PROBLEM ->
From the first line of the data down to and including the line with "rectangle (1348, 642);", copy everything exactly, leaving out pictures.

DATASET CONTENT ->
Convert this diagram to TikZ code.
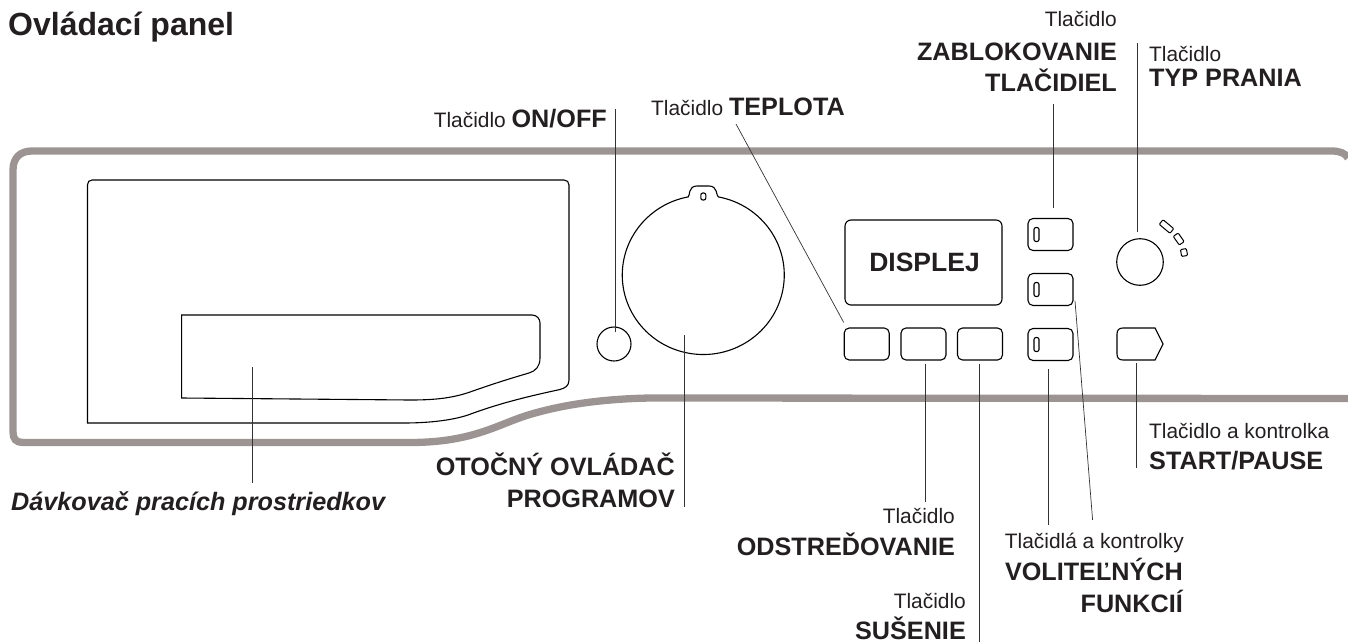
\documentclass[tikz,border=0pt]{standalone}
\usepackage{fontspec}
\setmainfont{Liberation Sans}
\usetikzlibrary{positioning}
\definecolor{panelgray}{HTML}{9C9493}
\definecolor{inktext}{HTML}{231F20}
\tikzset{
    plain/.style={font=\fontsize{20.9}{24}\selectfont, text=inktext, inner sep=0pt},
    strong/.style={font=\fontsize{25.2}{28}\selectfont\bfseries, text=inktext, inner sep=0pt},
    outline/.style={draw=black, line width=1.1pt},
    keybox/.style={outline, rounded corners=5pt, minimum height=32pt, inner sep=0pt},
    lamp/.style={outline, rounded corners=2pt, minimum width=5pt, minimum height=14pt, inner sep=0pt},
    leader/.style={draw=black!80, line width=0.7pt}
}

\begin{document}
\begin{tikzpicture}[x=1pt, y=-1pt]
    \useasboundingbox (0, 0) rectangle (1348, 642);

    % Panel edge
    \draw[panelgray, line width=7.3pt] (1348, 158) .. controls (1345, 153) and (1340, 151) .. (1331, 151)
        -- (32, 151) .. controls (20, 151) and (13, 158) .. (13, 170)
        -- (13, 432) .. controls (13, 439) and (16, 442.5) .. (23, 442.5)
        -- (410, 442.5) .. controls (470, 442.5) and (495, 426) .. (525, 416)
        .. controls (560, 405) and (600, 399) .. (650, 398) -- (1348, 398.5);

    % Detergent drawer
    \draw[outline] (404, 423) -- (87.5, 423) -- (87.5, 185)
        .. controls (87.5, 182) and (89, 180) .. (92, 180) -- (564, 180)
        .. controls (567, 180) and (569, 182) .. (569, 185) -- (569, 380)
        .. controls (569, 386) and (565, 388) .. (560, 389.5)
        .. controls (530, 396) and (500, 403) .. (468, 415)
        .. controls (450, 421) and (425, 423) .. (404, 423);
    \draw[outline] (181.6, 398) -- (181.6, 315) -- (532, 315)
        .. controls (537, 315) and (540, 319) .. (540, 323) -- (540, 358)
        .. controls (540, 366) and (536, 371) .. (529, 373)
        .. controls (505, 380) and (490, 385) .. (470, 392)
        .. controls (450, 399) and (430, 400) .. (410, 400) -- cycle;

    % Power button and program dial
    \node[outline, circle, minimum size=34pt, inner sep=0pt] (onoff) at (614, 344) {};
    \draw[outline] (718.3, 196.9) arc[start angle=79.3, end angle=-259.3, x radius=81pt, y radius=79.5pt]
        .. controls (690, 196) and (688, 186) .. (697, 186) -- (709, 186)
        .. controls (718, 186) and (716, 196) .. (718.3, 196.9);
    \node[outline, rounded corners=2pt, minimum width=5pt, minimum height=7pt, inner sep=0pt] (dialmark) at (703.3, 196.5) {};

    % Display
    \node[outline, rounded corners=6pt, minimum width=157pt, minimum height=85pt, inner sep=0pt] (display) at (923.5, 262.5) {};
    \node[font=\fontsize{26.5}{30}\selectfont\bfseries, text=inktext, inner sep=0pt] (displaytext) at (924.5, 262) {DISPLEJ};

    % Keys under the display
    \foreach \name/\x in {keytemp/866.7, keyspin/923.5, keydry/980} {
        \node[keybox, minimum width=45pt] (\name) at (\x, 344) {};
    }

    % Option keys with lamps
    \foreach \name/\y in {keylock/234.5, keyopt/289.5, keyextra/344.5} {
        \node[keybox, minimum width=45pt] (\name) at (1050.5, \y) {};
        \node[lamp] (\name lamp) at (1036.5, \y) {};
    }

    % Wash type knob
    \node[outline, circle, minimum size=46.6pt, inner sep=0pt] (knob) at (1140, 262) {};
    \foreach \name/\x/\y/\len/\ang in {marka/1166.5/226.5/14/-40, markb/1178.7/239/10.5/-55, markc/1184/252.5/7/-80} {
        \node[outline, line width=1pt, rounded corners=1pt, minimum width=\len pt, minimum height=6pt, inner sep=0pt, rotate=\ang] (\name) at (\x, \y) {};
    }

    % Start key
    \node[inner sep=0pt, minimum width=46pt, minimum height=32pt] (keystart) at (1140, 344) {};
    \draw[outline] (1155, 328) -- (1163, 344) -- (1155, 360) -- (1123, 360)
        .. controls (1119, 360) and (1117, 358) .. (1117, 354) -- (1117, 334)
        .. controls (1117, 330) and (1119, 328) .. (1123, 328) -- cycle;

    % Labels
    \node[font=\fontsize{32}{36}\selectfont\bfseries, text=inktext, inner sep=0pt, anchor=base west] (title) at (8, 36) {Ovládací panel};
    \node[plain, anchor=base east] (lblpower) at (607, 127) {Tlačidlo {\fontsize{25.2}{28}\selectfont\bfseries ON/OFF}};
    \node[plain, anchor=base west] (lbltemp) at (651, 115) {Tlačidlo {\fontsize{25.2}{28}\selectfont\bfseries TEPLOTA}};
    \node[plain, anchor=base east] (lbllocka) at (1117, 27) {Tlačidlo};
    \node[strong, anchor=base east] (lbllockb) at (1117, 60) {ZABLOKOVANIE};
    \node[strong, anchor=base east] (lbllockc) at (1117, 92) {TLAČIDIEL};
    \node[plain, anchor=base west] (lbltypea) at (1149, 62) {Tlačidlo};
    \node[strong, anchor=base west] (lbltypeb) at (1149, 86) {TYP PRANIA};
    \node[plain, anchor=base west] (lblstarta) at (1149, 438) {Tlačidlo a kontrolka};
    \node[strong, anchor=base west] (lblstartb) at (1149, 469) {START/PAUSE};
    \node[plain, anchor=base east] (lbloptsa) at (1184, 548) {Tlačidlá a kontrolky};
    \node[strong, anchor=base east] (lbloptsb) at (1183, 580) {VOLITEĽNÝCH};
    \node[strong, anchor=base east] (lbloptsc) at (1183, 612) {FUNKCIÍ};
    \node[plain, anchor=base east] (lblspina) at (955, 523) {Tlačidlo};
    \node[strong, anchor=base east] (lblspinb) at (955, 555) {ODSTREĎOVANIE};
    \node[plain, anchor=base east] (lbldrya) at (966, 608) {Tlačidlo};
    \node[strong, anchor=base east] (lbldryb) at (966, 639) {SUŠENIE};
    \node[strong, anchor=base east] (lbldiala) at (675, 475) {OTOČNÝ OVLÁDAČ};
    \node[strong, anchor=base east] (lbldialb) at (675, 507) {PROGRAMOV};
    \node[strong, font=\fontsize{25.2}{28}\selectfont\bfseries\itshape, anchor=base west] (lbldrawer) at (11, 510) {Dávkovač pracích prostriedkov};

    % Leader ends
    \coordinate (tippower) at (615.7, 109);
    \coordinate (tiptemp) at (736, 124);
    \coordinate (tiplock) at (1053, 104);
    \coordinate (tiptype) at (1137, 43);
    \coordinate (tipstart) at (1136, 468);
    \coordinate (tipextra) at (1048, 525);
    \coordinate (tipopt) at (1092.6, 520);
    \coordinate (tipspin) at (925, 502);
    \coordinate (tipdry) at (979, 642);
    \coordinate (tipdial) at (684, 507);
    \coordinate (tipdrawer) at (252.5, 483);
    \coordinate (baseopt) at (1075, 301);
    \coordinate (basedial) at (684, 335);
    \coordinate (basedrawer) at (252.5, 367);

    % Leaders
    \draw[leader] ([xshift=1.7pt, yshift=-6pt]onoff.north) -- (tippower);
    \draw[leader] ([xshift=-23pt, yshift=5pt]keytemp.north) -- (tiptemp);
    \draw[leader] ([xshift=2.5pt, yshift=10pt]keylock.north) -- (tiplock);
    \draw[leader] ([xshift=-3pt, yshift=6pt]knob.north) -- (tiptype);
    \draw[leader] ([xshift=-4pt, yshift=-3pt]keystart.south) -- (tipstart);
    \draw[leader] ([xshift=-2.5pt, yshift=-8pt]keyextra.south) -- (tipextra);
    \draw[leader] (baseopt) -- (tipopt);
    \draw[leader] ([xshift=1.5pt, yshift=-3pt]keyspin.south) -- (tipspin);
    \draw[leader] ([xshift=-1pt, yshift=-3pt]keydry.south) -- (tipdry);
    \draw[leader] (basedial) -- (tipdial);
    \draw[leader] (basedrawer) -- (tipdrawer);
\end{tikzpicture}
\end{document}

THE REPLY ->
Convert this diagram to TikZ code.
\documentclass[tikz,border=0pt]{standalone}
\usepackage{fontspec}
\setmainfont{Liberation Sans}
\usetikzlibrary{positioning}
\definecolor{panelgray}{HTML}{9C9493}
\definecolor{inktext}{HTML}{231F20}
\tikzset{
    plain/.style={font=\fontsize{20.9}{24}\selectfont, text=inktext, inner sep=0pt},
    strong/.style={font=\fontsize{25.2}{28}\selectfont\bfseries, text=inktext, inner sep=0pt},
    outline/.style={draw=black, line width=1.1pt},
    keybox/.style={outline, rounded corners=5pt, minimum height=32pt, inner sep=0pt},
    lamp/.style={outline, rounded corners=2pt, minimum width=5pt, minimum height=14pt, inner sep=0pt},
    leader/.style={draw=black!80, line width=0.7pt}
}

\begin{document}
\begin{tikzpicture}[x=1pt, y=-1pt]
    \useasboundingbox (0, 0) rectangle (1348, 642);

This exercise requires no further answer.